**WHAT YOU SHOULD DO**
In your copy, include every line of the listing below exactly but none of the pictures.

**MATERIAL**
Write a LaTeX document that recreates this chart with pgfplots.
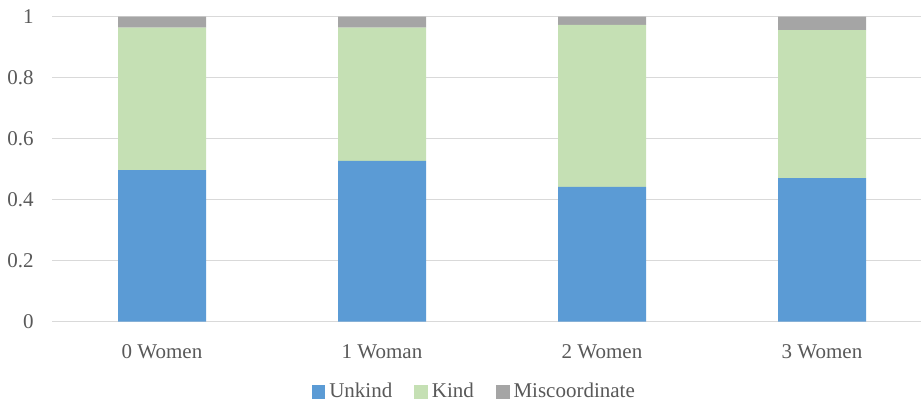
\documentclass[border=0pt]{standalone}
\usepackage{pgfplots}
\pgfplotsset{compat=1.18}
\usepackage{fontspec}
\setmainfont{Liberation Serif}
\definecolor{unkind}{HTML}{5B9BD5}
\definecolor{kind}{HTML}{C5E0B4}
\definecolor{misc}{HTML}{A5A5A5}
\definecolor{gridc}{HTML}{D9D9D9}
\definecolor{txt}{HTML}{595959}
\begin{document}
\fontsize{10.5}{12.5}\selectfont
\begin{tikzpicture}
\begin{axis}[
  name=ax,
  scale only axis,
  width=440pt, height=152.5pt,
  ybar stacked, bar width=44pt,
  xmin=-0.5, xmax=3.5, ymin=0, ymax=1,
  xtick={0,1,2,3},
  xticklabels={0 Women,1 Woman,2 Women,3 Women},
  ytick={0,0.2,0.4,0.6,0.8,1},
  /pgf/number format/assume math mode=true,
  axis line style={draw=none},
  major tick length=0pt,
  ymajorgrids, grid style={gridc, line width=0.75pt},
  tick label style={text=txt, font=\fontsize{10.5}{12.5}\selectfont},
  yticklabel style={xshift=-5.5pt},
  xticklabel style={anchor=center, yshift=-15.2pt},
  legend style={draw=none, at={(0.481,-0.2305)}, anchor=center, legend columns=3,
    font=\fontsize{10.5}{12.5}\selectfont, text=txt,
    /tikz/every even column/.append style={column sep=9pt}},
  legend image code/.code={\fill[#1] (0pt,-3.4pt) rectangle (6.8pt,3.4pt);},
  clip=false,
]
\addplot[fill=unkind, draw=none] coordinates {(0,0.497) (1,0.527) (2,0.442) (3,0.471)};
\addlegendentry{Unkind}
\addplot[fill=kind, draw=none] coordinates {(0,0.467) (1,0.437) (2,0.531) (3,0.485)};
\addlegendentry{Kind}
\addplot[fill=misc, draw=none] coordinates {(0,0.036) (1,0.036) (2,0.027) (3,0.044)};
\addlegendentry{Miscoordinate}
\end{axis}
\pgfresetboundingbox
\path[use as bounding box] ([shift={(-26pt,-39.65pt)}]ax.south west) rectangle ([shift={(-5.5pt,8.35pt)}]ax.north east);
\end{tikzpicture}
\end{document}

**EXERCISE RESULT**
Write a LaTeX document that recreates this chart with pgfplots.
\documentclass[border=0pt]{standalone}
\usepackage{pgfplots}
\pgfplotsset{compat=1.18}
\usepackage{fontspec}
\setmainfont{Liberation Serif}
\definecolor{unkind}{HTML}{5B9BD5}
\definecolor{kind}{HTML}{C5E0B4}
\definecolor{misc}{HTML}{A5A5A5}
\definecolor{gridc}{HTML}{D9D9D9}
\definecolor{txt}{HTML}{595959}
\begin{document}
\fontsize{10.5}{12.5}\selectfont
\begin{tikzpicture}
\begin{axis}[
  name=ax,
  scale only axis,
  width=440pt, height=152.5pt,
  ybar stacked, bar width=44pt,
  xmin=-0.5, xmax=3.5, ymin=0, ymax=1,
  xtick={0,1,2,3},
  xticklabels={0 Women,1 Woman,2 Women,3 Women},
  ytick={0,0.2,0.4,0.6,0.8,1},
  /pgf/number format/assume math mode=true,
  axis line style={draw=none},
  major tick length=0pt,
  ymajorgrids, grid style={gridc, line width=0.75pt},
  tick label style={text=txt, font=\fontsize{10.5}{12.5}\selectfont},
  yticklabel style={xshift=-5.5pt},
  xticklabel style={anchor=center, yshift=-15.2pt},
  legend style={draw=none, at={(0.481,-0.2305)}, anchor=center, legend columns=3,
    font=\fontsize{10.5}{12.5}\selectfont, text=txt,
    /tikz/every even column/.append style={column sep=9pt}},
  legend image code/.code={\fill[#1] (0pt,-3.4pt) rectangle (6.8pt,3.4pt);},
  clip=false,
]
\addplot[fill=unkind, draw=none] coordinates {(0,0.497) (1,0.527) (2,0.442) (3,0.471)};
\addlegendentry{Unkind}
\addplot[fill=kind, draw=none] coordinates {(0,0.467) (1,0.437) (2,0.531) (3,0.485)};
\addlegendentry{Kind}
\addplot[fill=misc, draw=none] coordinates {(0,0.036) (1,0.036) (2,0.027) (3,0.044)};
\addlegendentry{Miscoordinate}
\end{axis}
\pgfresetboundingbox
\path[use as bounding box] ([shift={(-26pt,-39.65pt)}]ax.south west) rectangle ([shift={(-5.5pt,8.35pt)}]ax.north east);
\end{tikzpicture}
\end{document}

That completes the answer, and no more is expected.